I’ve had 6 total psychiatrists in my life, and I’d like to describe them. As such, this is going to be a 3-parter, posted today and the next 2 Sundays. (I can bundle Psychiatrist #s 3-6 in one post.)
When I was a senior in high school, an authority figure “recommended” that my parents seek psychiatric help for me because of behavioral problems (I skipped classes, smoked pot in and out of school, drank, fought with my parents, stayed out past curfew — teenage shenanigans). I can’t remember the exact circumstances of how this “suggestion” came about, but I do know that it definitely wasn’t my parents’ idea because of the stigma attached to psychiatric help in the Filipino community.
I don’t know where my mom found this psychiatrist, but I thought he was a total jerk. This was in 1987, and back then, psychiatrists didn’t just prescribe medication. They provided talk therapy, as well. During our first session, he did most of the talking; I remember feeling sullen. A few minutes later, I got off the couch and walked out of the office before the session ended.
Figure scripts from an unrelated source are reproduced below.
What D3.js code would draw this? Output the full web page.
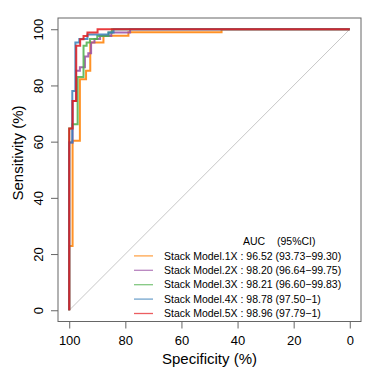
<!DOCTYPE html>
<html>
<head>
<meta charset="utf-8">
<script src="https://cdn.jsdelivr.net/npm/d3@7"></script>
<style>
  body { margin: 0; background: #fff; }
  svg { display: block; font-family: "Liberation Sans", Arial, sans-serif; }
  .tick text { fill: #000; }
</style>
</head>
<body>
<svg id="chart" width="383" height="371"></svg>
<script>
// ROC threshold points (specificity %, sensitivity %), drawn as step-after
const models = ['Stack Model.1X', 'Stack Model.2X', 'Stack Model.3X', 'Stack Model.4X', 'Stack Model.5X'];
const colors = ['#FF7F00', '#984EA3', '#4DAF4A', '#377EB8', '#E41A1C'];
const aucText = ['96.52 (93.73\u221299.30)', '98.20 (96.64\u221299.75)', '98.21 (96.60\u221299.83)', '98.78 (97.50\u22121)', '98.96 (97.79\u22121)'];

const spec1 = [100, 100, 98.8, 96.2, 94, 92.5, 87.8, 78.9, 45.7, 0];
const sens1 = [0, 22.9, 60.3, 82.2, 85.2, 95.3, 97.7, 98.9, 100, 100];
const spec2 = [100, 100, 98.8, 97.6, 96.2, 94.4, 93.2, 92.2, 91, 89, 85, 78.3, 0];
const sens2 = [0, 59.7, 74.5, 85.2, 86.5, 90.3, 91.5, 95.3, 96.5, 97.6, 98.8, 100, 100];
const spec3 = [100, 100, 98.9, 97.0, 94.9, 93.8, 92.6, 90, 86, 84.8, 0];
const sens3 = [0, 64.7, 66.2, 83, 94.1, 95.3, 96.5, 97.6, 98.8, 100, 100];
const spec4 = [100, 100, 98.9, 97.8, 96.4, 93.5, 86, 84.2, 0];
const sens4 = [0, 59.7, 78, 95.3, 96.5, 98.1, 98.8, 100, 100];
const spec5 = [100, 100, 98.8, 97.5, 96.1, 94.9, 93.5, 89.9, 0];
const sens5 = [0, 64.7, 74.5, 94.1, 96.4, 97.6, 98.8, 100, 100];

const specs = [spec1, spec2, spec3, spec4, spec5];
const senss = [sens1, sens2, sens3, sens4, sens5];
const tickValues = [0, 20, 40, 60, 80, 100];

const svg = d3.select('#chart');
const plotL = 58, plotR = 361, plotT = 18, plotB = 321.5;

const x = d3.scaleLinear().domain([104, -4]).range([plotL, plotR]);
const y = d3.scaleLinear().domain([-4, 104]).range([plotB, plotT]);

// Diagonal reference
svg.append('line')
  .attr('x1', x(100)).attr('y1', y(0))
  .attr('x2', x(0)).attr('y2', y(100))
  .attr('stroke', '#c8c8c8')
  .attr('stroke-width', 1);

// ROC curves
const line = d3.line()
  .x((d) => x(d[0]))
  .y((d) => y(d[1]))
  .curve(d3.curveStepAfter);

models.forEach((m, i) => {
  const pts = specs[i].map((s, j) => [s, senss[i][j]]);
  svg.append('path')
    .datum(pts)
    .attr('fill', 'none')
    .attr('stroke', colors[i])
    .attr('stroke-opacity', 0.85)
    .attr('stroke-width', 2)
    .attr('d', line);
});

// Box
svg.append('rect')
  .attr('x', plotL).attr('y', plotT)
  .attr('width', plotR - plotL).attr('height', plotB - plotT)
  .attr('fill', 'none')
  .attr('stroke', '#666')
  .attr('stroke-width', 1);

// Axes
const xAxis = svg.append('g')
  .attr('transform', `translate(0,${plotB})`)
  .call(d3.axisBottom(x).tickValues(tickValues).tickSize(7).tickPadding(4));
xAxis.select('.domain').remove();
xAxis.selectAll('.tick line').attr('stroke', '#666');
xAxis.selectAll('.tick text').attr('font-size', 13).attr('dy', '0.95em');

const yAxis = svg.append('g')
  .attr('transform', `translate(${plotL},0)`)
  .call(d3.axisLeft(y).tickValues(tickValues).tickSize(7));
yAxis.select('.domain').remove();
yAxis.selectAll('.tick line').attr('stroke', '#666');
yAxis.selectAll('.tick text')
  .attr('font-size', 13)
  .attr('x', null).attr('dy', null)
  .attr('text-anchor', 'middle')
  .attr('transform', 'translate(-15,0) rotate(-90)');

// Axis titles
svg.append('text')
  .attr('x', (plotL + plotR) / 2).attr('y', 364)
  .attr('text-anchor', 'middle')
  .attr('font-size', 15)
  .text('Specificity (%)');

svg.append('text')
  .attr('transform', 'translate(23,153) rotate(-90)')
  .attr('text-anchor', 'middle')
  .attr('font-size', 15)
  .text('Sensitivity (%)');

// Legend
const legY0 = 241.5, legStep = 14.4;
svg.append('text')
  .attr('x', 243).attr('y', legY0).attr('dy', '0.35em')
  .attr('font-size', 10.5)
  .text('AUC');
svg.append('text')
  .attr('x', 277).attr('y', legY0).attr('dy', '0.35em')
  .attr('font-size', 10.5)
  .text('(95%CI)');

models.forEach((m, i) => {
  const ly = legY0 + legStep * (i + 1);
  svg.append('line')
    .attr('x1', 134).attr('x2', 153)
    .attr('y1', ly).attr('y2', ly)
    .attr('stroke', colors[i])
    .attr('stroke-opacity', 0.7)
    .attr('stroke-width', 1.3);
  svg.append('text')
    .attr('x', 164).attr('y', ly).attr('dy', '0.35em')
    .attr('font-size', 10.5)
    .text(`${m} : ${aucText[i]}`);
});
</script>
</body>
</html>
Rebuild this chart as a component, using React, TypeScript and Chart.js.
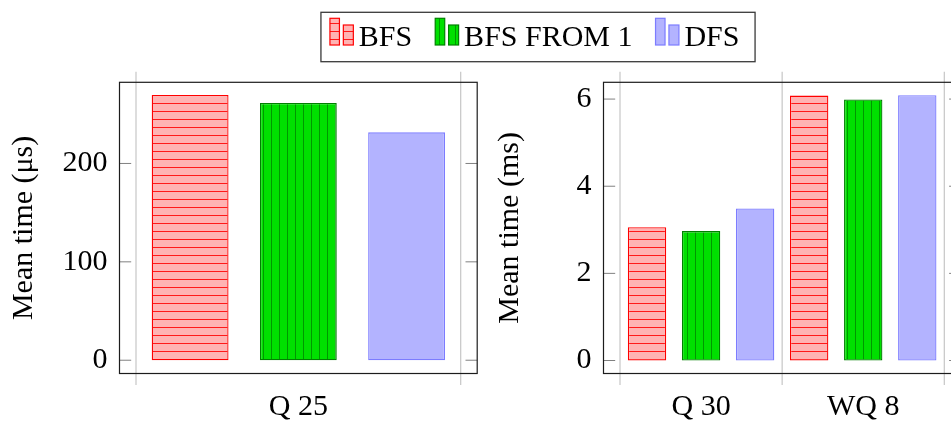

I don’t remember what he said that made me do that, but I remember feeling angry. Angry that I had to be there. Angry at my parents. Angry at him.
My mom was in the waiting room, and he asked the both of us to enter his office, where he suggested that instead of individual sessions, we attend a group family therapy that he led at 8:00 AM on Saturdays. Unfortunately, my mom agreed! 8:00 AM on a Saturday? No way! I was in high school, remember; I never got up before 10:00 on the weekends. But I had no choice.
The first time we went, both my parents came. Psychiatrist #1 started asking my dad provocative, introspective questions, which I can’t post (even if I remembered them) for fear of violating some kind of confidentiality law. My dad didn’t answer them, grew angry, and left the room. He never went back.
My mom dragged me there for a few months, until I had fulfilled the “requirement,” and I think we continued going for a short time after. Psychiatrist #1 would go around the room and ask each family how their week went. I would just mutter some things. My mom confirmed and/or added to my answers.
Sounds harmless enough, but it was horrifying. I have a specific example, but again I hesitate to describe it because it was about another patient and his/her parents. Let’s just say this was when tough love was really popular. After my mom and I heard this family describe the incident, of which the doctor approved, we looked at each other and never went back.